In other words, even if the banks determine a covenant default occurred if the media fees flow into escrow instead of directly to the NFL, the league could always, for an extra fee or slightly higher rate, amend the covenant to meet the new reality, subject to lender approval.
Neil Begley, who rates stadium deals for Moody’s Investors Service and until 2007 rated the NFL, called what Doty described a non-issue.
“It would take one day for the agent bank to go out to the member banks to get a waiver or amendment to solve that,” he said. “Covenants are easily waived.”
What concerns creditors is the ability to pay, he said.

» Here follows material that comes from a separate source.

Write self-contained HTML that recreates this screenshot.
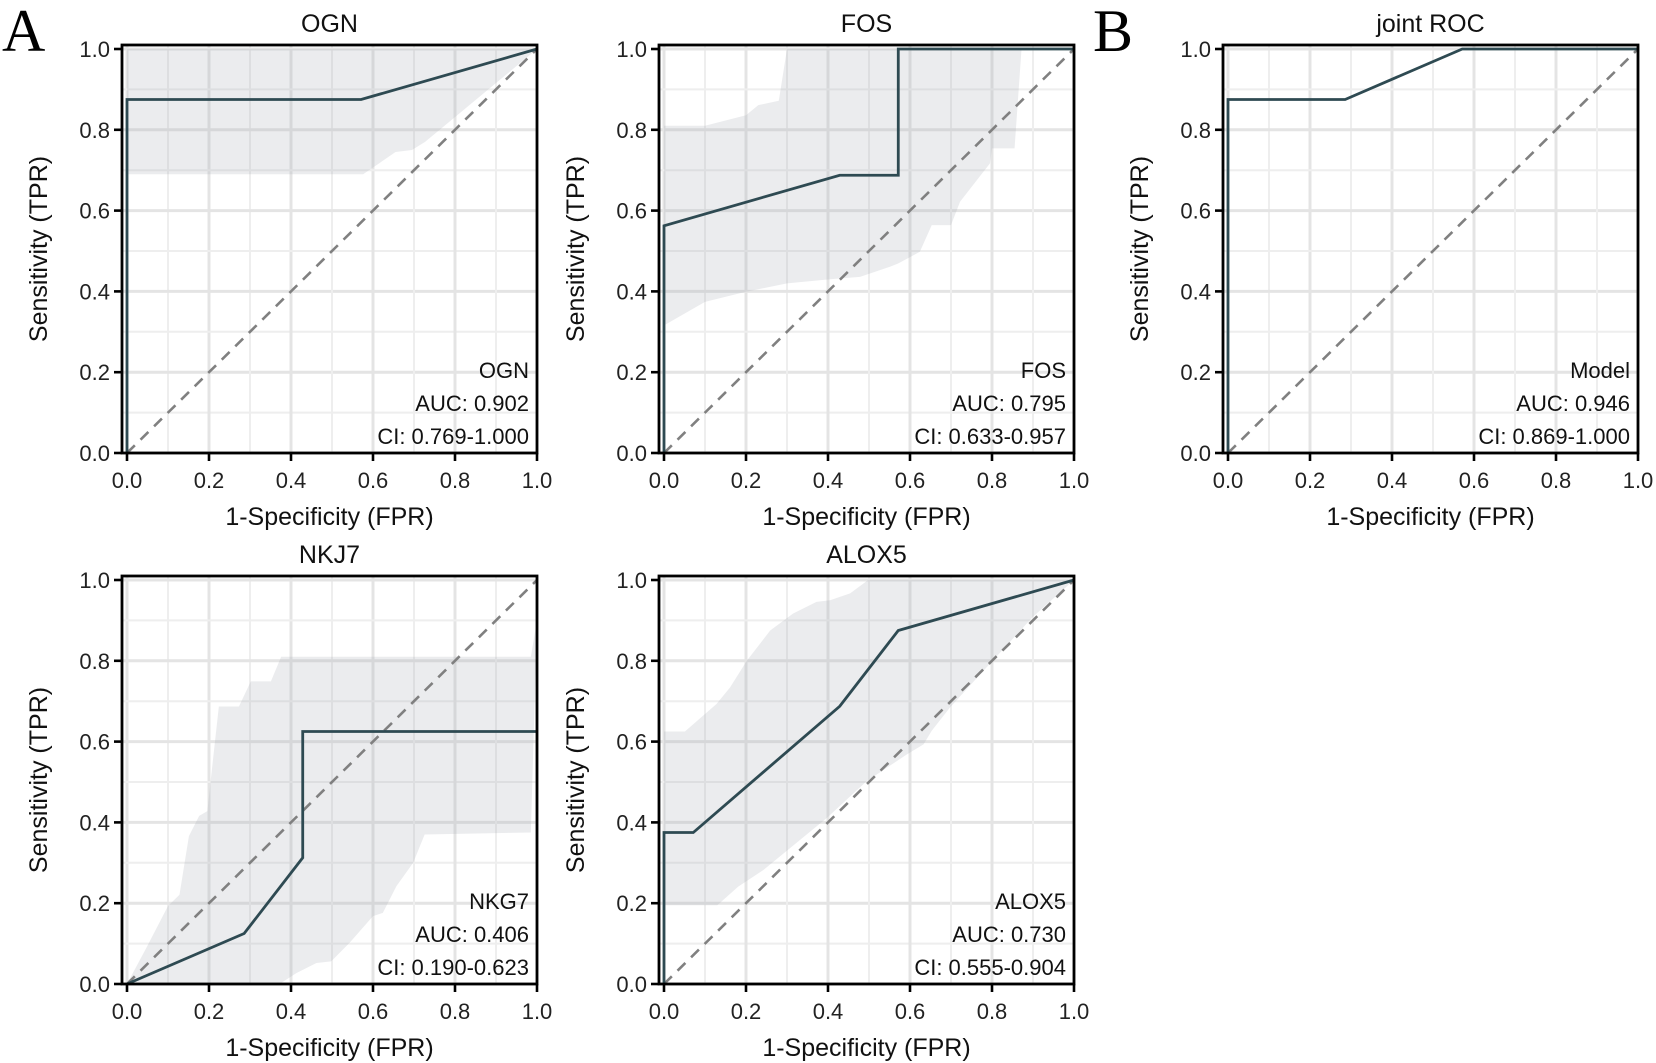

Chad Lewis, who runs the sports group for Fitch Ratings, said, “From a bondholder’s perspective, if they are comfortable they are going to get paid, they may waive the covenant.”
The NFL could begin to feel a crunch from Doty’s decision if a lockout extends into a second year. The league has not budgeted to use those media funds until year two of a lockout. As a result, the Doty decision forced Standard & Poor’s to halve its estimate of how long the stadiums and teams it tracks could last in a work stoppage.
On Feb. 28, S&P estimated two years. The next day, Doty ruled, and the day after his decision, S&P revised its estimate to a year.